**** PROVIDED DATA

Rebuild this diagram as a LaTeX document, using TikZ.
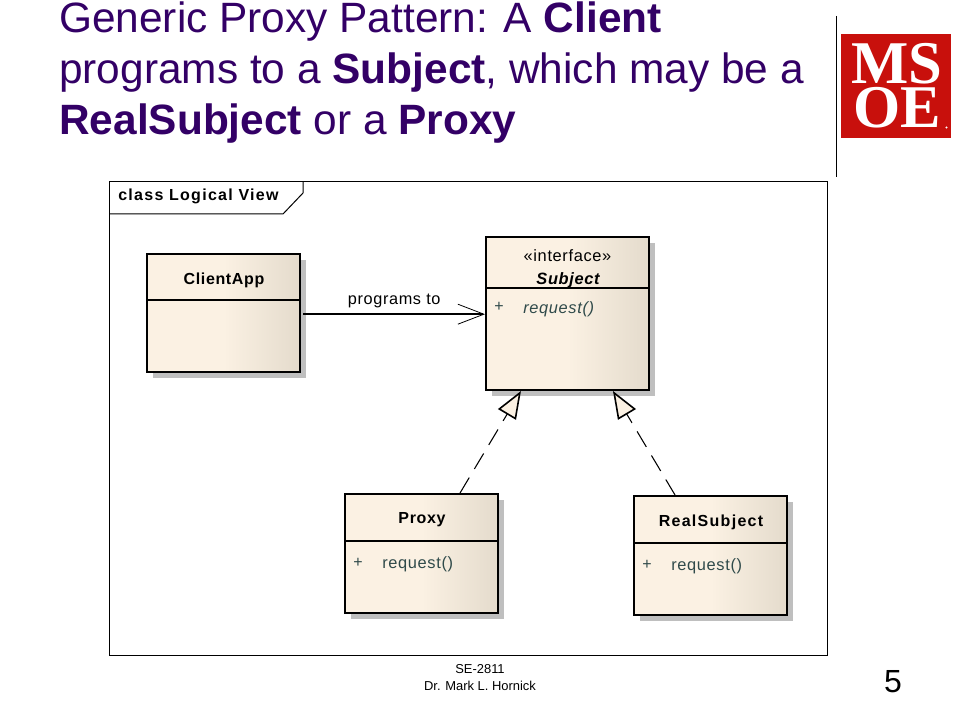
\documentclass[tikz,border=0pt]{standalone}
\usepackage{fontspec}
\setmainfont{Liberation Sans}
\newfontfamily\logofont{Liberation Serif}
\newfontfamily\umlfont[LetterSpace=4]{Liberation Sans}
\newfontfamily\umlwide[LetterSpace=8]{Liberation Sans}
\usetikzlibrary{arrows.meta,shadows,positioning}
\definecolor{titlepurple}{HTML}{330066}
\definecolor{umltext}{HTML}{2F4A4A}
\definecolor{creamL}{HTML}{FBF1E3}
\definecolor{creamR}{HTML}{E4DBCC}
\definecolor{msoered}{HTML}{C8100C}
\pgfdeclarehorizontalshading{cream}{100bp}{color(0bp)=(creamL); color(25bp)=(creamL); color(50bp)=(creamL); color(75bp)=(creamR); color(100bp)=(creamR)}
\tikzset{
  umlbox/.style={draw=black,line width=1.5pt,shading=cream,shading angle=0,rectangle,inner sep=0pt,
    general shadow={shadow xshift=4.5pt,shadow yshift=-4.5pt,fill=black!25}},
  umlrule/.style={line width=1.5pt},
  titletext/.style={anchor=base west,inner sep=0pt,text=titlepurple,font=\fontsize{31.8}{32}\selectfont},
  classname/.style={inner sep=0pt,font=\umlfont\bfseries\fontsize{12}{12}\selectfont},
  member/.style={inner sep=0pt,anchor=west,text=umltext,font=\umlfont\fontsize{12.3}{12}\selectfont},
  plus/.style={inner sep=0pt,text=umltext,font=\fontsize{12}{12}\selectfont},
  foot/.style={inner sep=0pt,font=\fontsize{9.7}{10}\selectfont},
  logotext/.style={inner sep=0pt,text=white,font=\logofont\bfseries\fontsize{45.5}{46}\selectfont},
  realize/.style={line width=0.8pt,dash pattern=on 13.5pt off 7.5pt,
    -{Triangle[open,length=20.5pt,width=15.5pt,fill=creamL,line width=1.2pt]}},
}
\begin{document}
\begin{tikzpicture}[x=0.75pt,y=-0.75pt]
\useasboundingbox (0,0) rectangle (960,720);
% title
\node[titletext] (t1) at (59,33) {Generic Proxy Pattern: A \textbf{Client}};
\node[titletext] (t2) at (59,84) {programs to a \textbf{Subject}, which may be a};
\node[titletext] (t3) at (59,135) {\textbf{RealSubject} or a \textbf{Proxy}};
% divider and logo
\draw[line width=0.9pt] (836.5,16) -- (836.5,177);
\fill[msoered] (841,34) rectangle (951,138);
\node[logotext] (ms) at (897,64) {MS};
\node[logotext] (oe) at (897,107.5) {OE};
\fill[white] (946.5,127.5) circle (1.2);
% frame
\draw[line width=0.75pt] (109.5,182) rectangle (827,655);
\draw[line width=0.75pt] (109.5,214) -- (283,214) -- (303,193) -- (303,182);
\node[classname,anchor=west,font=\umlwide\bfseries\fontsize{12}{12}\selectfont] (frame) at (118,196) {class Logical View};
% classes
\node[umlbox,minimum width=114.75pt,minimum height=88.5pt] (client) at (223.5,313) {};
\node[umlbox,minimum width=122.25pt,minimum height=114.75pt] (subject) at (567.5,313.5) {};
\node[umlbox,minimum width=114.75pt,minimum height=89.25pt] (proxy) at (421.5,553.5) {};
\node[umlbox,minimum width=114.75pt,minimum height=89.25pt] (real) at (710.5,555.5) {};
% compartments
\draw[umlrule] (client.west |- 0,300) -- (client.east |- 0,300);
\draw[umlrule] (subject.west |- 0,288) -- (subject.east |- 0,288);
\draw[umlrule] (proxy.west |- 0,541) -- (proxy.east |- 0,541);
\draw[umlrule] (real.west |- 0,543) -- (real.east |- 0,543);
% labels
\node[classname] (clientname) at (224,280) {ClientApp};
\node[inner sep=0pt,font=\umlfont\fontsize{12.3}{12}\selectfont] (stereo) at (567.5,255.5) {«interface»};
\node[classname,font=\umlfont\bfseries\itshape\fontsize{12.3}{12}\selectfont] (subjectname) at (568,280) {Subject};
\node[plus] (p1) at (499,307) {+};
\node[member,font=\umlfont\itshape\fontsize{12.3}{12}\selectfont] (m1) at (523,309) {request()};
\node[classname] (proxyname) at (422,520) {Proxy};
\node[plus] (p2) at (358,562.5) {+};
\node[member] (m2) at (382,564) {request()};
\node[classname,font=\umlwide\bfseries\fontsize{12}{12}\selectfont] (realname) at (711,522) {RealSubject};
\node[plus] (p3) at (647,564.5) {+};
\node[member] (m3) at (671,566) {request()};
% connectors
\coordinate (cstart) at ([xshift=1.8pt,yshift=-0.9pt]client.east);
\draw[line width=1.4pt,-{Straight Barb[length=19.5pt,width=15pt,line width=0.6pt]}] (cstart) -- (cstart -| subject.west)
  node[midway,above=4pt,inner sep=0pt,font=\umlfont\fontsize{12.2}{12}\selectfont] (lbl) {programs to};
\draw[realize] ([xshift=28.9pt]proxy.north) -- ([xshift=-34.9pt]subject.south);
\draw[realize] ([xshift=-26.6pt]real.north) -- ([xshift=34.1pt]subject.south);
% footer
\node[foot] (f1) at (480,669.5) {SE-2811};
\node[foot] (f2) at (480,685.5) {Dr. Mark L. Hornick};
\node[inner sep=0pt,font=\fontsize{24}{24}\selectfont] (page) at (893,681.5) {5};
\end{tikzpicture}
\end{document}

********

◆ SHORT TASK ◆
Repeat the data above exactly, but not the pictures.

◆ COMPLETED TASK ◆
Rebuild this diagram as a LaTeX document, using TikZ.
\documentclass[tikz,border=0pt]{standalone}
\usepackage{fontspec}
\setmainfont{Liberation Sans}
\newfontfamily\logofont{Liberation Serif}
\newfontfamily\umlfont[LetterSpace=4]{Liberation Sans}
\newfontfamily\umlwide[LetterSpace=8]{Liberation Sans}
\usetikzlibrary{arrows.meta,shadows,positioning}
\definecolor{titlepurple}{HTML}{330066}
\definecolor{umltext}{HTML}{2F4A4A}
\definecolor{creamL}{HTML}{FBF1E3}
\definecolor{creamR}{HTML}{E4DBCC}
\definecolor{msoered}{HTML}{C8100C}
\pgfdeclarehorizontalshading{cream}{100bp}{color(0bp)=(creamL); color(25bp)=(creamL); color(50bp)=(creamL); color(75bp)=(creamR); color(100bp)=(creamR)}
\tikzset{
  umlbox/.style={draw=black,line width=1.5pt,shading=cream,shading angle=0,rectangle,inner sep=0pt,
    general shadow={shadow xshift=4.5pt,shadow yshift=-4.5pt,fill=black!25}},
  umlrule/.style={line width=1.5pt},
  titletext/.style={anchor=base west,inner sep=0pt,text=titlepurple,font=\fontsize{31.8}{32}\selectfont},
  classname/.style={inner sep=0pt,font=\umlfont\bfseries\fontsize{12}{12}\selectfont},
  member/.style={inner sep=0pt,anchor=west,text=umltext,font=\umlfont\fontsize{12.3}{12}\selectfont},
  plus/.style={inner sep=0pt,text=umltext,font=\fontsize{12}{12}\selectfont},
  foot/.style={inner sep=0pt,font=\fontsize{9.7}{10}\selectfont},
  logotext/.style={inner sep=0pt,text=white,font=\logofont\bfseries\fontsize{45.5}{46}\selectfont},
  realize/.style={line width=0.8pt,dash pattern=on 13.5pt off 7.5pt,
    -{Triangle[open,length=20.5pt,width=15.5pt,fill=creamL,line width=1.2pt]}},
}
\begin{document}
\begin{tikzpicture}[x=0.75pt,y=-0.75pt]
\useasboundingbox (0,0) rectangle (960,720);
% title
\node[titletext] (t1) at (59,33) {Generic Proxy Pattern: A \textbf{Client}};
\node[titletext] (t2) at (59,84) {programs to a \textbf{Subject}, which may be a};
\node[titletext] (t3) at (59,135) {\textbf{RealSubject} or a \textbf{Proxy}};
% divider and logo
\draw[line width=0.9pt] (836.5,16) -- (836.5,177);
\fill[msoered] (841,34) rectangle (951,138);
\node[logotext] (ms) at (897,64) {MS};
\node[logotext] (oe) at (897,107.5) {OE};
\fill[white] (946.5,127.5) circle (1.2);
% frame
\draw[line width=0.75pt] (109.5,182) rectangle (827,655);
\draw[line width=0.75pt] (109.5,214) -- (283,214) -- (303,193) -- (303,182);
\node[classname,anchor=west,font=\umlwide\bfseries\fontsize{12}{12}\selectfont] (frame) at (118,196) {class Logical View};
% classes
\node[umlbox,minimum width=114.75pt,minimum height=88.5pt] (client) at (223.5,313) {};
\node[umlbox,minimum width=122.25pt,minimum height=114.75pt] (subject) at (567.5,313.5) {};
\node[umlbox,minimum width=114.75pt,minimum height=89.25pt] (proxy) at (421.5,553.5) {};
\node[umlbox,minimum width=114.75pt,minimum height=89.25pt] (real) at (710.5,555.5) {};
% compartments
\draw[umlrule] (client.west |- 0,300) -- (client.east |- 0,300);
\draw[umlrule] (subject.west |- 0,288) -- (subject.east |- 0,288);
\draw[umlrule] (proxy.west |- 0,541) -- (proxy.east |- 0,541);
\draw[umlrule] (real.west |- 0,543) -- (real.east |- 0,543);
% labels
\node[classname] (clientname) at (224,280) {ClientApp};
\node[inner sep=0pt,font=\umlfont\fontsize{12.3}{12}\selectfont] (stereo) at (567.5,255.5) {«interface»};
\node[classname,font=\umlfont\bfseries\itshape\fontsize{12.3}{12}\selectfont] (subjectname) at (568,280) {Subject};
\node[plus] (p1) at (499,307) {+};
\node[member,font=\umlfont\itshape\fontsize{12.3}{12}\selectfont] (m1) at (523,309) {request()};
\node[classname] (proxyname) at (422,520) {Proxy};
\node[plus] (p2) at (358,562.5) {+};
\node[member] (m2) at (382,564) {request()};
\node[classname,font=\umlwide\bfseries\fontsize{12}{12}\selectfont] (realname) at (711,522) {RealSubject};
\node[plus] (p3) at (647,564.5) {+};
\node[member] (m3) at (671,566) {request()};
% connectors
\coordinate (cstart) at ([xshift=1.8pt,yshift=-0.9pt]client.east);
\draw[line width=1.4pt,-{Straight Barb[length=19.5pt,width=15pt,line width=0.6pt]}] (cstart) -- (cstart -| subject.west)
  node[midway,above=4pt,inner sep=0pt,font=\umlfont\fontsize{12.2}{12}\selectfont] (lbl) {programs to};
\draw[realize] ([xshift=28.9pt]proxy.north) -- ([xshift=-34.9pt]subject.south);
\draw[realize] ([xshift=-26.6pt]real.north) -- ([xshift=34.1pt]subject.south);
% footer
\node[foot] (f1) at (480,669.5) {SE-2811};
\node[foot] (f2) at (480,685.5) {Dr. Mark L. Hornick};
\node[inner sep=0pt,font=\fontsize{24}{24}\selectfont] (page) at (893,681.5) {5};
\end{tikzpicture}
\end{document}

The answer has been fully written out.